SET TASK: Render the material again word for word, skipping the pictures in it.

A run of records

• • • • •

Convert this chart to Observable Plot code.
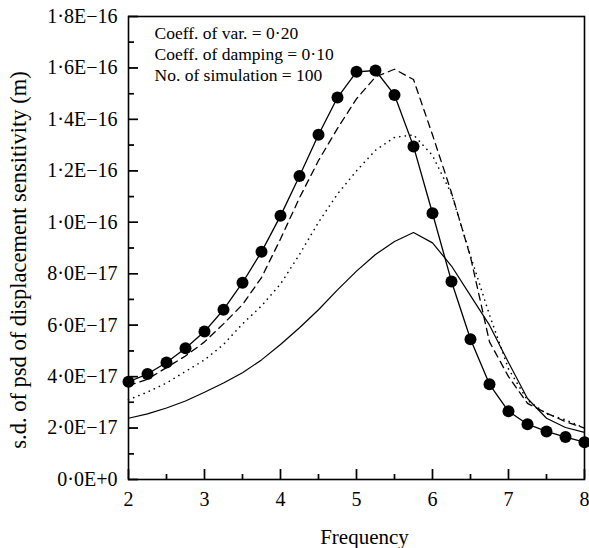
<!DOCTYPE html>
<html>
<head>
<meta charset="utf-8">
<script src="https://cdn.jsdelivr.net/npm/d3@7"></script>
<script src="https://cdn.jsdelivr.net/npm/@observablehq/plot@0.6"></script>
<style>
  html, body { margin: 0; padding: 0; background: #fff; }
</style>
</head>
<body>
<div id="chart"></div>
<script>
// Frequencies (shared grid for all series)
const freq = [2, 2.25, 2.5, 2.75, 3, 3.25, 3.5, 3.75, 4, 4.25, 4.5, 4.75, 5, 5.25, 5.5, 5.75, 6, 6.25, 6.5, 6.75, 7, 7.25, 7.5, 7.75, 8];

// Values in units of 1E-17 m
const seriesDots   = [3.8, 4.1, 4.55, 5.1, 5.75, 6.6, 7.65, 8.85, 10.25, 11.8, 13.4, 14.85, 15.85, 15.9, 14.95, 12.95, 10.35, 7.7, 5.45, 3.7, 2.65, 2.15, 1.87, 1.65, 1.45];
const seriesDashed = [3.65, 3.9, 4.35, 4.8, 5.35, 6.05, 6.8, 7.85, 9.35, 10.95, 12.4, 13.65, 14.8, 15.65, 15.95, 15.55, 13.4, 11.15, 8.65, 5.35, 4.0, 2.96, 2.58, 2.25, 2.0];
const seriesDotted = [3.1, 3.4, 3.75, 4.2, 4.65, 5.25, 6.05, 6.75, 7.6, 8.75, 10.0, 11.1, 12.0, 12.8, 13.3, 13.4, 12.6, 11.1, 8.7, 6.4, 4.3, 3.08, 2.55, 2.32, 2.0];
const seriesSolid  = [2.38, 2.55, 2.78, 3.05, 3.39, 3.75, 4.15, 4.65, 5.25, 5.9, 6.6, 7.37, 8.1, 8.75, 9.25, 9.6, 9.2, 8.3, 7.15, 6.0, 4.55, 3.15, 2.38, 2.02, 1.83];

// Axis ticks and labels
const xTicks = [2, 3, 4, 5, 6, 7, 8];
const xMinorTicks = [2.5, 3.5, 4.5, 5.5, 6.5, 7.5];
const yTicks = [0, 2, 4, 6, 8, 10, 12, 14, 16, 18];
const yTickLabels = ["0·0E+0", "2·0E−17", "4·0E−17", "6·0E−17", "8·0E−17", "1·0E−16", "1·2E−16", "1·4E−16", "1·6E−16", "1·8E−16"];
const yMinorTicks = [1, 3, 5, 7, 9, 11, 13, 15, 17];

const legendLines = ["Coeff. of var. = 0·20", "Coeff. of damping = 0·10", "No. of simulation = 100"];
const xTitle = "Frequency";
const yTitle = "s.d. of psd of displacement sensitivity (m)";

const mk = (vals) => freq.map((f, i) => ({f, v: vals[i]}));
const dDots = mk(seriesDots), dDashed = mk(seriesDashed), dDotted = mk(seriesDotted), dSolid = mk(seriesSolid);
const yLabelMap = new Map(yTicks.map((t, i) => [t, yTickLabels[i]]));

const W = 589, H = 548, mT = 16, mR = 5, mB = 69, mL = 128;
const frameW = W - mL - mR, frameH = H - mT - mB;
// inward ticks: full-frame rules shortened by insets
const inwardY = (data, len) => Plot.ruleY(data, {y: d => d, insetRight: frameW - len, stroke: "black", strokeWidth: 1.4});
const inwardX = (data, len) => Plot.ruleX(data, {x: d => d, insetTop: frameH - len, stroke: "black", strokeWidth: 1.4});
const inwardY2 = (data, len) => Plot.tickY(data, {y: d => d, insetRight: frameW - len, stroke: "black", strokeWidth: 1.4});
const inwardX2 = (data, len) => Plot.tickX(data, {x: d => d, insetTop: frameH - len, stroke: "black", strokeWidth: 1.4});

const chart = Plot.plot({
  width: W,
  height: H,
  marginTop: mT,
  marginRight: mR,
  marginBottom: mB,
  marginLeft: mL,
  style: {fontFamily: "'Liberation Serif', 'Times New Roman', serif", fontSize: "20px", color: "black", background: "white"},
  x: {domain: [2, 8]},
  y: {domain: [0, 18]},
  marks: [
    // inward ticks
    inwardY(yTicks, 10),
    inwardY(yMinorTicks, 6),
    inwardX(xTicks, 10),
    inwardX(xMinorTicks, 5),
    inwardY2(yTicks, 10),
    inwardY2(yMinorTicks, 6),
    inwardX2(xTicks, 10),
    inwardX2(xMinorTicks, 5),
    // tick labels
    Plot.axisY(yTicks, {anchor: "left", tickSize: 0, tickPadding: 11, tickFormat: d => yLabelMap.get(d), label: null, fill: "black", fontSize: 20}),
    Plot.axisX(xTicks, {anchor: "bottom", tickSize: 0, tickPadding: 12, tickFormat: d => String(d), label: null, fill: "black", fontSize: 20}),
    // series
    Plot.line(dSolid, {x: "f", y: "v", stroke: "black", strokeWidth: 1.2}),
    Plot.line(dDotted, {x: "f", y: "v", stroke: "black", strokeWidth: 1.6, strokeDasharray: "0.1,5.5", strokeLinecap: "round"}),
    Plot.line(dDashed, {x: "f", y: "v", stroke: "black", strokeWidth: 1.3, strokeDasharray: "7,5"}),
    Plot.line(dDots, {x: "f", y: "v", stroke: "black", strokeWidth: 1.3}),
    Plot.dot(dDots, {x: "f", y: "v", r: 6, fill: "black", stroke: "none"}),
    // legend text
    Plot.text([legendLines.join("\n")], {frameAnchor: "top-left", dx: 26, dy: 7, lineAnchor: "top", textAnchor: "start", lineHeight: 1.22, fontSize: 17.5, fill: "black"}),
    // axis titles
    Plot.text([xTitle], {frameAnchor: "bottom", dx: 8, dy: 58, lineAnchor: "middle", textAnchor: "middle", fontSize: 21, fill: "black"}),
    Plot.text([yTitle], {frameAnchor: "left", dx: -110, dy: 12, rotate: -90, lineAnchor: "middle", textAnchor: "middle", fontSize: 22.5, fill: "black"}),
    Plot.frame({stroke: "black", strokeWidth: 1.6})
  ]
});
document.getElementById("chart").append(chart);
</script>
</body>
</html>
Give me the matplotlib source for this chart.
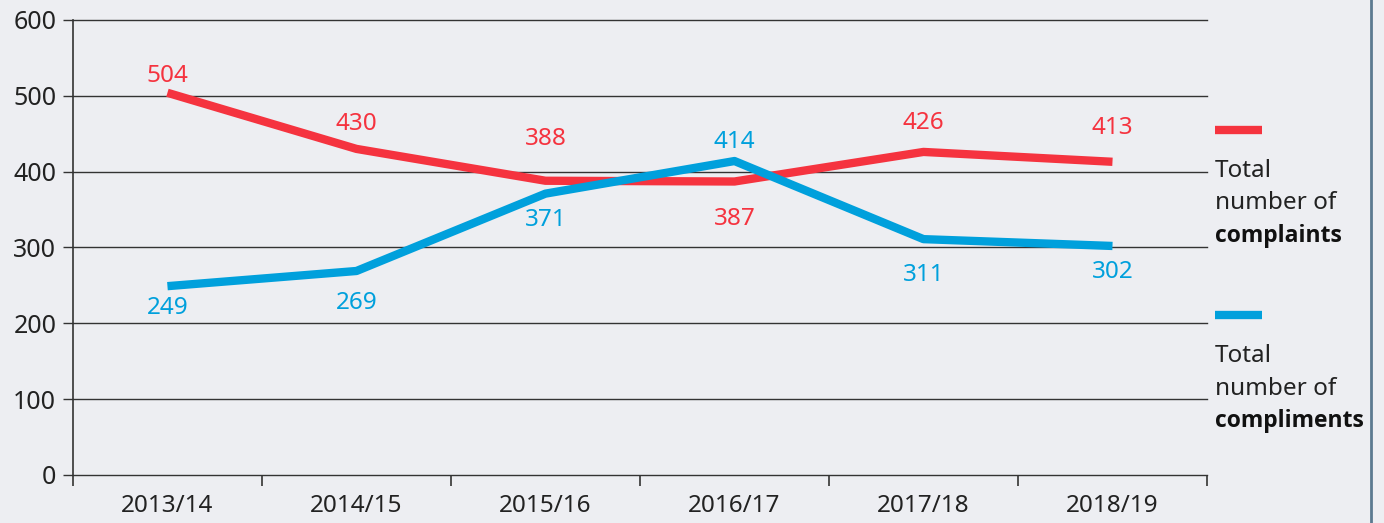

• • • • •

PROBLEM SOLUTION:
Convert this chart to Observable Plot code.
<!DOCTYPE html>
<html>
<head>
<meta charset="utf-8">
<script src="https://cdn.jsdelivr.net/npm/d3@7"></script>
<script src="https://cdn.jsdelivr.net/npm/@observablehq/plot@0.6"></script>
<style>
  html, body { margin: 0; padding: 0; background: #fff; }
</style>
</head>
<body>
<div id="chart"></div>
<script>
// Frequencies (shared grid for all series)
const freq = [2, 2.25, 2.5, 2.75, 3, 3.25, 3.5, 3.75, 4, 4.25, 4.5, 4.75, 5, 5.25, 5.5, 5.75, 6, 6.25, 6.5, 6.75, 7, 7.25, 7.5, 7.75, 8];

// Values in units of 1E-17 m
const seriesDots   = [3.8, 4.1, 4.55, 5.1, 5.75, 6.6, 7.65, 8.85, 10.25, 11.8, 13.4, 14.85, 15.85, 15.9, 14.95, 12.95, 10.35, 7.7, 5.45, 3.7, 2.65, 2.15, 1.87, 1.65, 1.45];
const seriesDashed = [3.65, 3.9, 4.35, 4.8, 5.35, 6.05, 6.8, 7.85, 9.35, 10.95, 12.4, 13.65, 14.8, 15.65, 15.95, 15.55, 13.4, 11.15, 8.65, 5.35, 4.0, 2.96, 2.58, 2.25, 2.0];
const seriesDotted = [3.1, 3.4, 3.75, 4.2, 4.65, 5.25, 6.05, 6.75, 7.6, 8.75, 10.0, 11.1, 12.0, 12.8, 13.3, 13.4, 12.6, 11.1, 8.7, 6.4, 4.3, 3.08, 2.55, 2.32, 2.0];
const seriesSolid  = [2.38, 2.55, 2.78, 3.05, 3.39, 3.75, 4.15, 4.65, 5.25, 5.9, 6.6, 7.37, 8.1, 8.75, 9.25, 9.6, 9.2, 8.3, 7.15, 6.0, 4.55, 3.15, 2.38, 2.02, 1.83];

// Axis ticks and labels
const xTicks = [2, 3, 4, 5, 6, 7, 8];
const xMinorTicks = [2.5, 3.5, 4.5, 5.5, 6.5, 7.5];
const yTicks = [0, 2, 4, 6, 8, 10, 12, 14, 16, 18];
const yTickLabels = ["0·0E+0", "2·0E−17", "4·0E−17", "6·0E−17", "8·0E−17", "1·0E−16", "1·2E−16", "1·4E−16", "1·6E−16", "1·8E−16"];
const yMinorTicks = [1, 3, 5, 7, 9, 11, 13, 15, 17];

const legendLines = ["Coeff. of var. = 0·20", "Coeff. of damping = 0·10", "No. of simulation = 100"];
const xTitle = "Frequency";
const yTitle = "s.d. of psd of displacement sensitivity (m)";

const mk = (vals) => freq.map((f, i) => ({f, v: vals[i]}));
const dDots = mk(seriesDots), dDashed = mk(seriesDashed), dDotted = mk(seriesDotted), dSolid = mk(seriesSolid);
const yLabelMap = new Map(yTicks.map((t, i) => [t, yTickLabels[i]]));

const W = 589, H = 548, mT = 16, mR = 5, mB = 69, mL = 128;
const frameW = W - mL - mR, frameH = H - mT - mB;
// inward ticks: full-frame rules shortened by insets
const inwardY = (data, len) => Plot.ruleY(data, {y: d => d, insetRight: frameW - len, stroke: "black", strokeWidth: 1.4});
const inwardX = (data, len) => Plot.ruleX(data, {x: d => d, insetTop: frameH - len, stroke: "black", strokeWidth: 1.4});
const inwardY2 = (data, len) => Plot.tickY(data, {y: d => d, insetRight: frameW - len, stroke: "black", strokeWidth: 1.4});
const inwardX2 = (data, len) => Plot.tickX(data, {x: d => d, insetTop: frameH - len, stroke: "black", strokeWidth: 1.4});

const chart = Plot.plot({
  width: W,
  height: H,
  marginTop: mT,
  marginRight: mR,
  marginBottom: mB,
  marginLeft: mL,
  style: {fontFamily: "'Liberation Serif', 'Times New Roman', serif", fontSize: "20px", color: "black", background: "white"},
  x: {domain: [2, 8]},
  y: {domain: [0, 18]},
  marks: [
    // inward ticks
    inwardY(yTicks, 10),
    inwardY(yMinorTicks, 6),
    inwardX(xTicks, 10),
    inwardX(xMinorTicks, 5),
    inwardY2(yTicks, 10),
    inwardY2(yMinorTicks, 6),
    inwardX2(xTicks, 10),
    inwardX2(xMinorTicks, 5),
    // tick labels
    Plot.axisY(yTicks, {anchor: "left", tickSize: 0, tickPadding: 11, tickFormat: d => yLabelMap.get(d), label: null, fill: "black", fontSize: 20}),
    Plot.axisX(xTicks, {anchor: "bottom", tickSize: 0, tickPadding: 12, tickFormat: d => String(d), label: null, fill: "black", fontSize: 20}),
    // series
    Plot.line(dSolid, {x: "f", y: "v", stroke: "black", strokeWidth: 1.2}),
    Plot.line(dDotted, {x: "f", y: "v", stroke: "black", strokeWidth: 1.6, strokeDasharray: "0.1,5.5", strokeLinecap: "round"}),
    Plot.line(dDashed, {x: "f", y: "v", stroke: "black", strokeWidth: 1.3, strokeDasharray: "7,5"}),
    Plot.line(dDots, {x: "f", y: "v", stroke: "black", strokeWidth: 1.3}),
    Plot.dot(dDots, {x: "f", y: "v", r: 6, fill: "black", stroke: "none"}),
    // legend text
    Plot.text([legendLines.join("\n")], {frameAnchor: "top-left", dx: 26, dy: 7, lineAnchor: "top", textAnchor: "start", lineHeight: 1.22, fontSize: 17.5, fill: "black"}),
    // axis titles
    Plot.text([xTitle], {frameAnchor: "bottom", dx: 8, dy: 58, lineAnchor: "middle", textAnchor: "middle", fontSize: 21, fill: "black"}),
    Plot.text([yTitle], {frameAnchor: "left", dx: -110, dy: 12, rotate: -90, lineAnchor: "middle", textAnchor: "middle", fontSize: 22.5, fill: "black"}),
    Plot.frame({stroke: "black", strokeWidth: 1.6})
  ]
});
document.getElementById("chart").append(chart);
</script>
</body>
</html>
Give me the matplotlib source for this chart.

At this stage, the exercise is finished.